For many finance teams, the payment experience still feels like a time warp: A digital payment file is created in an ERP system, turned into a physical check, mailed across the country, then converted back into digital data so it can be cleared, posted and reconciled.
That “digital-to-paper-to-digital” loop can add cost and increases risk, especially when the payment is essentially un-trackable once it enters the mail stream.
In a recent Strategic Treasurer webinar on connected payment networks, Deluxe expert Steve Buchberger and host Craig Jeffery explored what this means for treasury modernization. Hint: it’s all about improving connectivity.
Most organizations are still only partially connected
Of the over 250 webinar attendees (most of whom worked on treasury, payables and receivables teams), only 15 percent noted that their payment systems were fully connected with real-time data flow. The majority described an in-between state of being partially connected with some automation, while 12 percent still operated with mostly manual or siloed processes.

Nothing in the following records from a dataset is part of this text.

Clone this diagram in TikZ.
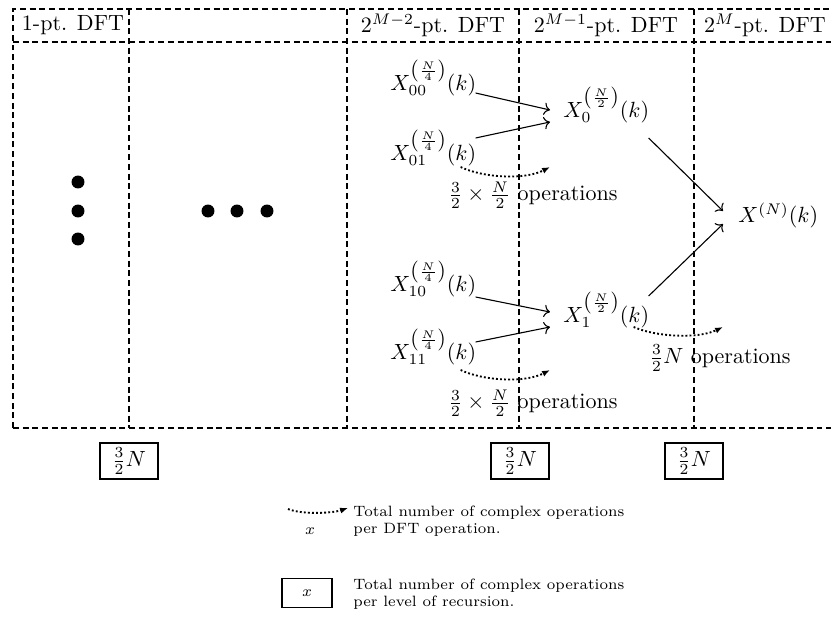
\documentclass[tikz,border=0pt]{standalone}
\usetikzlibrary{calc,arrows.meta}
\begin{document}
\begin{tikzpicture}[x=0.4545pt,y=-0.4545pt,
  grid/.style={dash pattern=on 2.7pt off 1.7pt,line width=0.7pt},
  xnode/.style={anchor=base west,inner sep=0pt},
  hdr/.style={inner sep=0pt},
  arr/.style={->,line width=0.5pt},
  ops/.style={-{Latex[length=3.6pt,width=2.8pt]},line width=0.85pt,densely dotted},
  opbox/.style={draw,line width=0.7pt,minimum width=26.4pt,minimum height=16.4pt,inner sep=0pt},
  dot/.style={circle,fill,inner sep=0pt,minimum size=5.9pt},
  legfont/.style={font=\fontsize{6.8}{7.8}\selectfont}
]
\useasboundingbox (0,0) rectangle (831,621);
% grid
\draw[grid] (13,428) -- (13,9) -- (831,9);
\draw[grid] (13,42) -- (831,42);
\draw[grid] (13,428) -- (831,428);
\foreach \xx in {129,347,519,694} \draw[grid] (\xx,9) -- (\xx,428);
% headers
\node[hdr] (h1) at (73,25) {1-pt. DFT};
\node[hdr] (h2) at (433,25) {$2^{M-2}$-pt. DFT};
\node[hdr] (h3) at (606,25) {$2^{M-1}$-pt. DFT};
\node[hdr] (h4) at (765,25) {$2^{M}$-pt. DFT};
% dots
\node[dot] (d1) at (78,182) {};
\node[dot] (d2) at (78,211) {};
\node[dot] (d3) at (78,239) {};
\node[dot] (d4) at (208,211) {};
\node[dot] (d5) at (237,211) {};
\node[dot] (d6) at (267,211) {};
% X nodes
\node[xnode] (x00) at (390,90) {$X_{00}^{\left(\frac{N}{4}\right)}(k)$};
\node[xnode] (x01) at (390,160) {$X_{01}^{\left(\frac{N}{4}\right)}(k)$};
\node[xnode] (x0) at (563,117) {$X_{0}^{\left(\frac{N}{2}\right)}(k)$};
\node[xnode] (x10) at (390,291) {$X_{10}^{\left(\frac{N}{4}\right)}(k)$};
\node[xnode] (x11) at (390,359) {$X_{11}^{\left(\frac{N}{4}\right)}(k)$};
\node[xnode] (x1) at (563,322) {$X_{1}^{\left(\frac{N}{2}\right)}(k)$};
\node[xnode] (xN) at (738,222) {$X^{(N)}(k)$};
% solid arrows
\draw[arr] ($(x00.base east)+(-1,3)$) -- ($(x0.base west)+(-13,-7)$);
\draw[arr] ($(x01.base east)+(-1,-22)$) -- ($(x0.base west)+(-13,5)$);
\draw[arr] ($(x10.base east)+(-1,6)$) -- ($(x1.base west)+(-13,-10)$);
\draw[arr] ($(x11.base east)+(-1,-17)$) -- ($(x1.base west)+(-13,5)$);
\draw[arr] ($(x0.base east)+(-1,21)$) -- ($(xN.base west)+(-15,-11)$);
\draw[arr] ($(x1.base east)+(-1,-26)$) -- ($(xN.base west)+(-15,2)$);
% operation arrows
\coordinate (c0) at (550,167);
\coordinate (c1) at (550,370);
\coordinate (c2) at (723,327);
\draw[ops] ($(x01.base east)+(-16,7)$) .. controls +(23,11) and +(-25,13) .. (c0);
\draw[ops] ($(x11.base east)+(-16,11)$) .. controls +(23,11) and +(-25,13) .. (c1);
\draw[ops] ($(x1.base east)+(-16,5)$) .. controls +(23,10) and +(-25,12) .. (c2);
\node (o0) at (533,195) {$\frac{3}{2}\times\frac{N}{2}$ operations};
\node (o1) at (533,403) {$\frac{3}{2}\times\frac{N}{2}$ operations};
\node (o2) at (720,358) {$\frac{3}{2}N$ operations};
% boxes
\node[opbox] (b1) at (129,461) {$\frac{3}{2}N$};
\node[opbox] (b2) at (520,461) {$\frac{3}{2}N$};
\node[opbox] (b3) at (694,461) {$\frac{3}{2}N$};
% legend
\coordinate (l1) at (288,509);
\coordinate (l2) at (348,508);
\draw[ops] (l1) .. controls +(15,6) and +(-15,5) .. (l2);
\node[legfont] (lx) at (310,531) {$x$};
\node[legfont,anchor=west,align=left,inner sep=0pt] (lt1) at (353,521) {Total number of complex operations\\per DFT operation.};
\node[draw,line width=0.7pt,minimum width=22.7pt,minimum height=13.2pt,inner sep=0pt,legfont] (lb) at (307,593) {$x$};
\node[legfont,anchor=west,align=left,inner sep=0pt] (lt2) at (353,594) {Total number of complex operations\\per level of recursion.};
\end{tikzpicture}
\end{document}
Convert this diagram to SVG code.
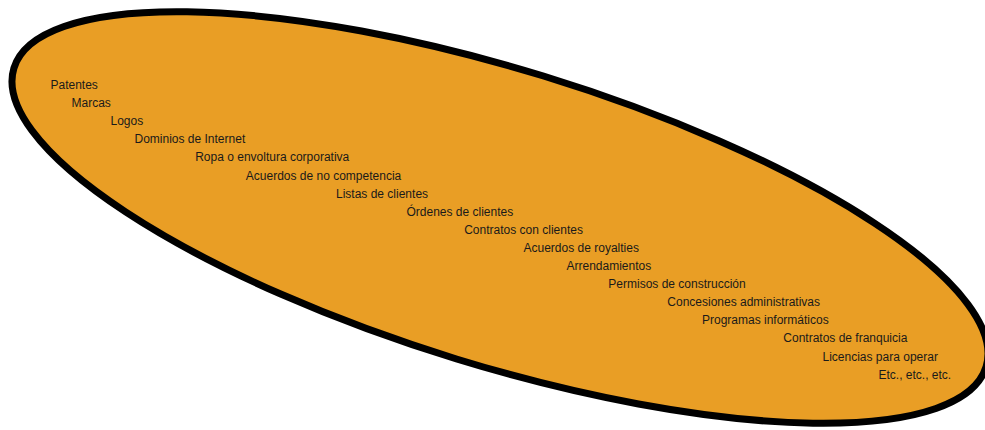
<svg xmlns="http://www.w3.org/2000/svg" width="985" height="430" viewBox="0 0 985 430">
<style>
.shape{fill:#E99E25;stroke:#000;stroke-width:7}
text{font-family:"Liberation Sans",Arial,sans-serif;font-size:12px;fill:#1a1a1a}
</style>
<rect width="985" height="430" fill="#fff"/>
<g id="ellipse">
<ellipse class="shape" cx="500" cy="217.5" rx="508.5" ry="148" transform="rotate(17.08 500 217.5)"/>
</g>
<g id="items">
<text x="50.5" y="89">Patentes</text>
<text x="71.5" y="107.1">Marcas</text>
<text x="110.5" y="125.2">Logos</text>
<text x="134.5" y="143.3">Dominios de Internet</text>
<text x="195.2" y="161.4">Ropa o envoltura corporativa</text>
<text x="245.8" y="179.5">Acuerdos de no competencia</text>
<text x="336" y="197.6">Listas de clientes</text>
<text x="406.5" y="215.7">Órdenes de clientes</text>
<text x="464.2" y="233.8">Contratos con clientes</text>
<text x="523.5" y="251.9">Acuerdos de royalties</text>
<text x="566.5" y="270">Arrendamientos</text>
<text x="608.3" y="288.1">Permisos de construcción</text>
<text x="667.3" y="306.2">Concesiones administrativas</text>
<text x="702" y="324.3">Programas informáticos</text>
<text x="783.3" y="342.4">Contratos de franquicia</text>
<text x="822.5" y="360.5">Licencias para operar</text>
<text x="878.5" y="378.6">Etc., etc., etc.</text>
</g>
</svg>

That “partially connected” middle is where straight-through processing breaks down. A portion of transactions may flow cleanly, but the moment an exception hits (think paper checks, incomplete remittance, address changes, missing status, or manual cash application), reconciliation becomes a labor-intensive, after-the-fact exercise.
Root cause: The “black hole” between send and post
When traditional payments are being processed alongside digital ones, there exists a sort of black hole: a place where payments can lose visibility, time and control. More specifically, it’s the gap between when a check is sent and when it finally shows up on the other side. Part of this is due to wildly variable mail delivery timeframes (ranging from days to weeks) with limited tracking under normal first-class mail. This can result in friction between buyer and supplier, not to mention late-payment risk if items are lost or delayed.
“The cost of postage and handling, the manual data entry, the potential errors — those all create extra cost,” Jeffery said. “It's been the way of doing business for so long, but every payable is someone's receivable. And the more manual it is, the more steps there are.” The sheer number of physical touchpoints needed to process paper payments increases the chance of error and delay — essentially the opposite of what treasury teams need for predictable cash positioning.
What connected payment networks do differently
Connected payment networks are designed to reduce the friction created by disconnected systems and paper handoffs. How? Digitization.
Here’s an example: A business generates a B2B payment file from its ERP, but instead of printing and mailing checks by default, the file enters a commercial payment network. A directory of lockbox addresses helps determine whether a payee can receive a check and remittance digitally. When the payee is “in-network,” the check can be delivered as a digital image with associated remittance to the lockbox operation, allowing the supplier’s posting and clearing workflows to stay digital and more automated.
“When you send [the payment,] you can have higher confidence in the delivery of that payment in a predictable time,” Buchberger noted. “And for the supplier, that also leads to better cash flow management.”
This approach is powerful because it improves outcomes without pretending checks disappear overnight. In other words, the modality may still be “check,” but the workflow becomes more like a digital process, e.g., faster, more consistent and easier to reconcile.
Reconciliation, visibility, security: How connectivity helps
When attendees were asked which benefits of connected payment networks were most valuable to them, 74 percent responded with faster reconciliation and reduced manual work; this was followed by improved visibility into payment status and cash flow (65 percent) and enhanced fraud detection and payment security (61 percent). Lower total processing costs (33 percent) and better cross-functional collaboration (28 percent) mattered too, but the common message was clear: finance teams want fewer exceptions, clearer status and less exposure.
Also clear is the path from these priorities to straight-through processing. When payment and remittance stay digital, systems can exchange data earlier and provide a more auditable trail.
Connectivity is an end-to-end issue
Attendees were also asked where improved connectivity would help the most: in treasury, payables, receivables, or all of the above. The answers were weighted fairly easily across all areas, with the largest share (38 percent) saying all areas equally.
Connectivity benefits everyone in the payments lifecycle with shared data and visibility across functions. Why? Better information flow helps AP by reducing supplier inquiries and reissue work, helps AR by improving cash application and reducing exceptions, and helps treasury by improving predictability and timing control.
Modernize the “last mile” in the payments workflow
In many B2B environments, checks can be considered the last mile of payments.
“As long as I've been in the industry, there's been talk of the check’s demise,” Buchberger concludes. “But they’re still a very predominant form of payment. A way to drive efficiencies is by keeping that check payment digital… and bring the payer, supplier and buyer closer together through a connected network which improves the straight-through processing on both sides.”
Connected payment networks offer a practical way to remove time, labor, and risk from that last mile by keeping payment and remittance information digital. For the “partially connected” organization, this can be an actionable path to straighter-through processing without waiting for a future state where every supplier is ready to move to a single rail.
For leaders looking to create more connectivity across finance teams, start by identifying where paper and disconnected handoffs are driving exceptions in AP, AR and treasury workflows. From there, prioritize improvements that increase visibility, reduce manual reconciliation and strengthen security.